Some of the realities too were easier to keep on the straight and narrow than others. The Cyberpapacy, for example, might win points for the sheer gonzo mashing up of cyberpunk with the Counter-Reformation Catholic Church, but it struggled to make sense (and risked causing occasional offence) as it stood. Similarly, the golden-age pulp Nile Empire was full of gleeful fun but also at times uncritically reflected orientalist fantasies of North Africa, much like its source material. 

And I'm still not really sure why someone thought naming the realm of horrors Orrorsh, after an anagram of, er, 'horrors,' was a good idea.

Torg a la carte?

All of the realities had lots of good ideas - outweighing their faults - and Torg Eternity has probably improved the game and helped it move with the times. At the time though, taking a more nuanced appproach to the background and developing and running good scenarios was beyond the means of teenage me.

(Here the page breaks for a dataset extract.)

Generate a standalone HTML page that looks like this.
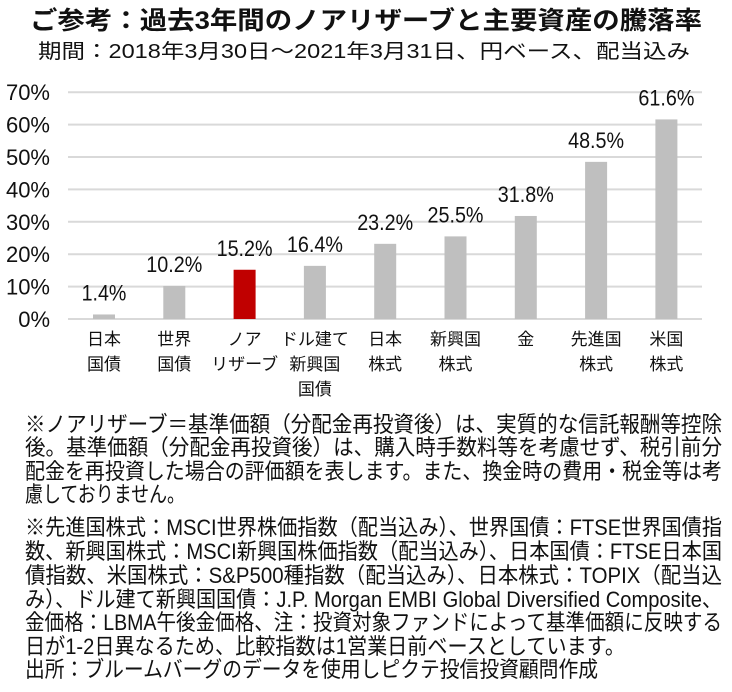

These days I like to think I could make good on all Torg's promise. One thing I certainly would do is accentuate the genre-clash elements and go deep on perhaps one or two invading realities. 

Torg a la carte, if you like.

This would mean I would get the benefit of the source material for those realms without having to spread the game too thinly. I could also frame the characters and plot using only these aspects of the overall conflict and make sure the area invaded had some authenticity and colour, rather than risk it being reduced to one combat backdrop among many.

Man, this sounds good already...

Every time I write one of these look-backs, I remind myself what I liked about a game in the first place. As with Rifts, I might come at Torg from a different, more reflective angle these days but the potential I first saw in it back in the early 90's still feels very much there.